#### Set exercise
Transcribe the listing in full, excluding any pictures.

#### Information shown

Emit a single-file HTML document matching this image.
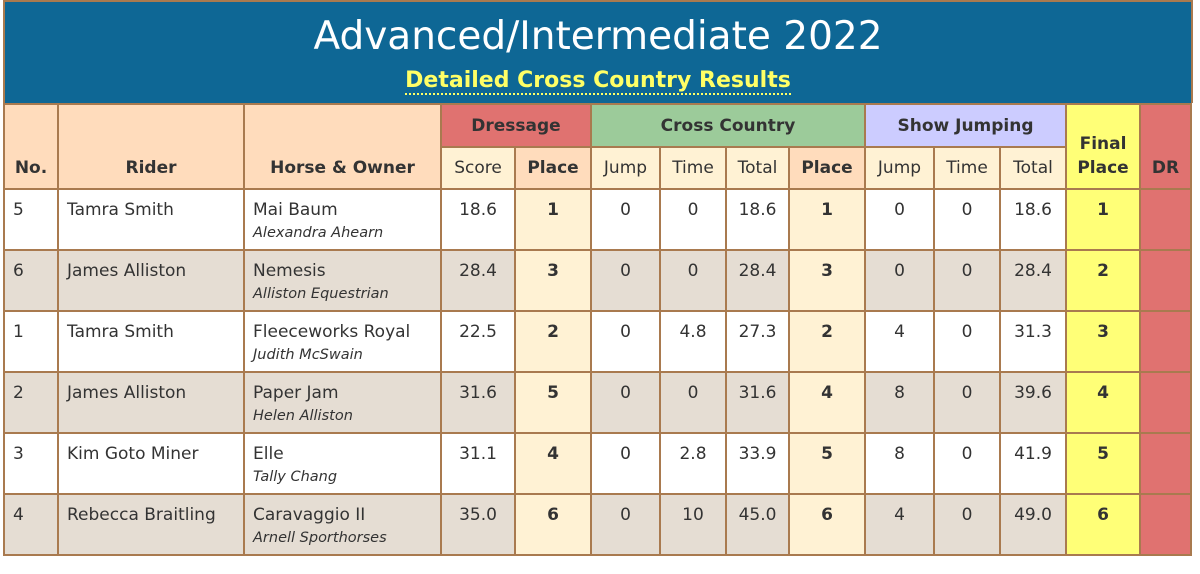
<!DOCTYPE html>
<html><head><meta charset="utf-8"><style>
body{margin:0;background:#fff;width:1200px;height:574px;overflow:hidden;font-family:"DejaVu Sans","Liberation Sans",sans-serif;color:#333;}
#title{position:absolute;left:3px;top:0;width:1186px;height:101px;background:#0e6795;border:2px solid #a97a4f;border-bottom:none;text-align:center;}
#title h1{margin:0;position:absolute;top:12px;width:100%;font-weight:normal;color:#fff;font-size:39px;font-family:"DejaVu Sans",sans-serif;letter-spacing:0px;}
#title h2{margin:0;position:absolute;top:66px;width:100%;font-size:22px;color:#ffff66;font-weight:bold;}
#title h2 span{border-bottom:2px dotted #ffff66;}
table{position:absolute;left:3px;top:103px;border-collapse:collapse;table-layout:fixed;border:2px solid #a97a4f;}
td,th{border:2px solid #a97a4f;padding:0;font-size:17px;}
th{font-weight:bold;}
.h1 th{height:41px;}
.h2 th{height:40px;}
.pe{background:#ffdcbc;}
.cr{background:#fff2d4;}
.dr{background:#e07270;}
.gr{background:#9ccb9a;}
.lv{background:#ccccff;}
.ye{background:#ffff77;}
.h2 th.n{font-weight:normal;}
tr.d td{height:61px;vertical-align:top;padding-top:10px;box-sizing:border-box;text-align:center;}
tr.d td.l{text-align:left;padding-left:8px;}
tr.d td.b{font-weight:bold;}
tr.g td{background:#e5ddd3;}
tr.d td.cr{background:#fff2d4;}
tr.d td.ye{background:#ffff77;}
tr.d td.dr{background:#e07270;}
.own{font-style:italic;font-size:14.5px;display:block;margin-top:5px;}
</style></head><body>
<div id="title">
<h1>Advanced/Intermediate 2022</h1>
<h2><span>Detailed Cross Country Results</span></h2>
</div>
<table>
<colgroup><col style="width:54px"><col style="width:186px"><col style="width:197px"><col style="width:74px"><col style="width:76px"><col style="width:69px"><col style="width:66px"><col style="width:63px"><col style="width:76px"><col style="width:69px"><col style="width:66px"><col style="width:66px"><col style="width:74px"><col style="width:51px"></colgroup>
<tr class="h1">
<th rowspan="2" class="pe" style="vertical-align:bottom;padding-bottom:10px">No.</th>
<th rowspan="2" class="pe" style="vertical-align:bottom;padding-bottom:10px">Rider</th>
<th rowspan="2" class="pe" style="vertical-align:bottom;padding-bottom:10px">Horse &amp; Owner</th>
<th colspan="2" class="dr">Dressage</th>
<th colspan="4" class="gr">Cross Country</th>
<th colspan="3" class="lv">Show Jumping</th>
<th rowspan="2" class="ye" style="vertical-align:bottom;padding-bottom:8px;line-height:24px">Final<br>Place</th>
<th rowspan="2" class="dr" style="vertical-align:bottom;padding-bottom:10px">DR</th>
</tr>
<tr class="h2">
<th class="cr n">Score</th>
<th class="pe">Place</th>
<th class="cr n">Jump</th>
<th class="cr n">Time</th>
<th class="cr n">Total</th>
<th class="pe">Place</th>
<th class="cr n">Jump</th>
<th class="cr n">Time</th>
<th class="cr n">Total</th>
</tr>
<tr class="d"><td class="l">5</td><td class="l">Tamra Smith</td><td class="l">Mai Baum<span class="own">Alexandra Ahearn</span></td><td>18.6</td><td class="cr b">1</td><td>0</td><td>0</td><td>18.6</td><td class="cr b">1</td><td>0</td><td>0</td><td>18.6</td><td class="ye b">1</td><td class="dr"></td></tr>
<tr class="d g"><td class="l">6</td><td class="l">James Alliston</td><td class="l">Nemesis<span class="own">Alliston Equestrian</span></td><td>28.4</td><td class="cr b">3</td><td>0</td><td>0</td><td>28.4</td><td class="cr b">3</td><td>0</td><td>0</td><td>28.4</td><td class="ye b">2</td><td class="dr"></td></tr>
<tr class="d"><td class="l">1</td><td class="l">Tamra Smith</td><td class="l">Fleeceworks Royal<span class="own">Judith McSwain</span></td><td>22.5</td><td class="cr b">2</td><td>0</td><td>4.8</td><td>27.3</td><td class="cr b">2</td><td>4</td><td>0</td><td>31.3</td><td class="ye b">3</td><td class="dr"></td></tr>
<tr class="d g"><td class="l">2</td><td class="l">James Alliston</td><td class="l">Paper Jam<span class="own">Helen Alliston</span></td><td>31.6</td><td class="cr b">5</td><td>0</td><td>0</td><td>31.6</td><td class="cr b">4</td><td>8</td><td>0</td><td>39.6</td><td class="ye b">4</td><td class="dr"></td></tr>
<tr class="d"><td class="l">3</td><td class="l">Kim Goto Miner</td><td class="l">Elle<span class="own">Tally Chang</span></td><td>31.1</td><td class="cr b">4</td><td>0</td><td>2.8</td><td>33.9</td><td class="cr b">5</td><td>8</td><td>0</td><td>41.9</td><td class="ye b">5</td><td class="dr"></td></tr>
<tr class="d g"><td class="l">4</td><td class="l">Rebecca Braitling</td><td class="l">Caravaggio II<span class="own">Arnell Sporthorses</span></td><td>35.0</td><td class="cr b">6</td><td>0</td><td>10</td><td>45.0</td><td class="cr b">6</td><td>4</td><td>0</td><td>49.0</td><td class="ye b">6</td><td class="dr"></td></tr>
</table>
</body></html>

#### Task response
Emit a single-file HTML document matching this image.
<!DOCTYPE html>
<html><head><meta charset="utf-8"><style>
body{margin:0;background:#fff;width:1200px;height:574px;overflow:hidden;font-family:"DejaVu Sans","Liberation Sans",sans-serif;color:#333;}
#title{position:absolute;left:3px;top:0;width:1186px;height:101px;background:#0e6795;border:2px solid #a97a4f;border-bottom:none;text-align:center;}
#title h1{margin:0;position:absolute;top:12px;width:100%;font-weight:normal;color:#fff;font-size:39px;font-family:"DejaVu Sans",sans-serif;letter-spacing:0px;}
#title h2{margin:0;position:absolute;top:66px;width:100%;font-size:22px;color:#ffff66;font-weight:bold;}
#title h2 span{border-bottom:2px dotted #ffff66;}
table{position:absolute;left:3px;top:103px;border-collapse:collapse;table-layout:fixed;border:2px solid #a97a4f;}
td,th{border:2px solid #a97a4f;padding:0;font-size:17px;}
th{font-weight:bold;}
.h1 th{height:41px;}
.h2 th{height:40px;}
.pe{background:#ffdcbc;}
.cr{background:#fff2d4;}
.dr{background:#e07270;}
.gr{background:#9ccb9a;}
.lv{background:#ccccff;}
.ye{background:#ffff77;}
.h2 th.n{font-weight:normal;}
tr.d td{height:61px;vertical-align:top;padding-top:10px;box-sizing:border-box;text-align:center;}
tr.d td.l{text-align:left;padding-left:8px;}
tr.d td.b{font-weight:bold;}
tr.g td{background:#e5ddd3;}
tr.d td.cr{background:#fff2d4;}
tr.d td.ye{background:#ffff77;}
tr.d td.dr{background:#e07270;}
.own{font-style:italic;font-size:14.5px;display:block;margin-top:5px;}
</style></head><body>
<div id="title">
<h1>Advanced/Intermediate 2022</h1>
<h2><span>Detailed Cross Country Results</span></h2>
</div>
<table>
<colgroup><col style="width:54px"><col style="width:186px"><col style="width:197px"><col style="width:74px"><col style="width:76px"><col style="width:69px"><col style="width:66px"><col style="width:63px"><col style="width:76px"><col style="width:69px"><col style="width:66px"><col style="width:66px"><col style="width:74px"><col style="width:51px"></colgroup>
<tr class="h1">
<th rowspan="2" class="pe" style="vertical-align:bottom;padding-bottom:10px">No.</th>
<th rowspan="2" class="pe" style="vertical-align:bottom;padding-bottom:10px">Rider</th>
<th rowspan="2" class="pe" style="vertical-align:bottom;padding-bottom:10px">Horse &amp; Owner</th>
<th colspan="2" class="dr">Dressage</th>
<th colspan="4" class="gr">Cross Country</th>
<th colspan="3" class="lv">Show Jumping</th>
<th rowspan="2" class="ye" style="vertical-align:bottom;padding-bottom:8px;line-height:24px">Final<br>Place</th>
<th rowspan="2" class="dr" style="vertical-align:bottom;padding-bottom:10px">DR</th>
</tr>
<tr class="h2">
<th class="cr n">Score</th>
<th class="pe">Place</th>
<th class="cr n">Jump</th>
<th class="cr n">Time</th>
<th class="cr n">Total</th>
<th class="pe">Place</th>
<th class="cr n">Jump</th>
<th class="cr n">Time</th>
<th class="cr n">Total</th>
</tr>
<tr class="d"><td class="l">5</td><td class="l">Tamra Smith</td><td class="l">Mai Baum<span class="own">Alexandra Ahearn</span></td><td>18.6</td><td class="cr b">1</td><td>0</td><td>0</td><td>18.6</td><td class="cr b">1</td><td>0</td><td>0</td><td>18.6</td><td class="ye b">1</td><td class="dr"></td></tr>
<tr class="d g"><td class="l">6</td><td class="l">James Alliston</td><td class="l">Nemesis<span class="own">Alliston Equestrian</span></td><td>28.4</td><td class="cr b">3</td><td>0</td><td>0</td><td>28.4</td><td class="cr b">3</td><td>0</td><td>0</td><td>28.4</td><td class="ye b">2</td><td class="dr"></td></tr>
<tr class="d"><td class="l">1</td><td class="l">Tamra Smith</td><td class="l">Fleeceworks Royal<span class="own">Judith McSwain</span></td><td>22.5</td><td class="cr b">2</td><td>0</td><td>4.8</td><td>27.3</td><td class="cr b">2</td><td>4</td><td>0</td><td>31.3</td><td class="ye b">3</td><td class="dr"></td></tr>
<tr class="d g"><td class="l">2</td><td class="l">James Alliston</td><td class="l">Paper Jam<span class="own">Helen Alliston</span></td><td>31.6</td><td class="cr b">5</td><td>0</td><td>0</td><td>31.6</td><td class="cr b">4</td><td>8</td><td>0</td><td>39.6</td><td class="ye b">4</td><td class="dr"></td></tr>
<tr class="d"><td class="l">3</td><td class="l">Kim Goto Miner</td><td class="l">Elle<span class="own">Tally Chang</span></td><td>31.1</td><td class="cr b">4</td><td>0</td><td>2.8</td><td>33.9</td><td class="cr b">5</td><td>8</td><td>0</td><td>41.9</td><td class="ye b">5</td><td class="dr"></td></tr>
<tr class="d g"><td class="l">4</td><td class="l">Rebecca Braitling</td><td class="l">Caravaggio II<span class="own">Arnell Sporthorses</span></td><td>35.0</td><td class="cr b">6</td><td>0</td><td>10</td><td>45.0</td><td class="cr b">6</td><td>4</td><td>0</td><td>49.0</td><td class="ye b">6</td><td class="dr"></td></tr>
</table>
</body></html>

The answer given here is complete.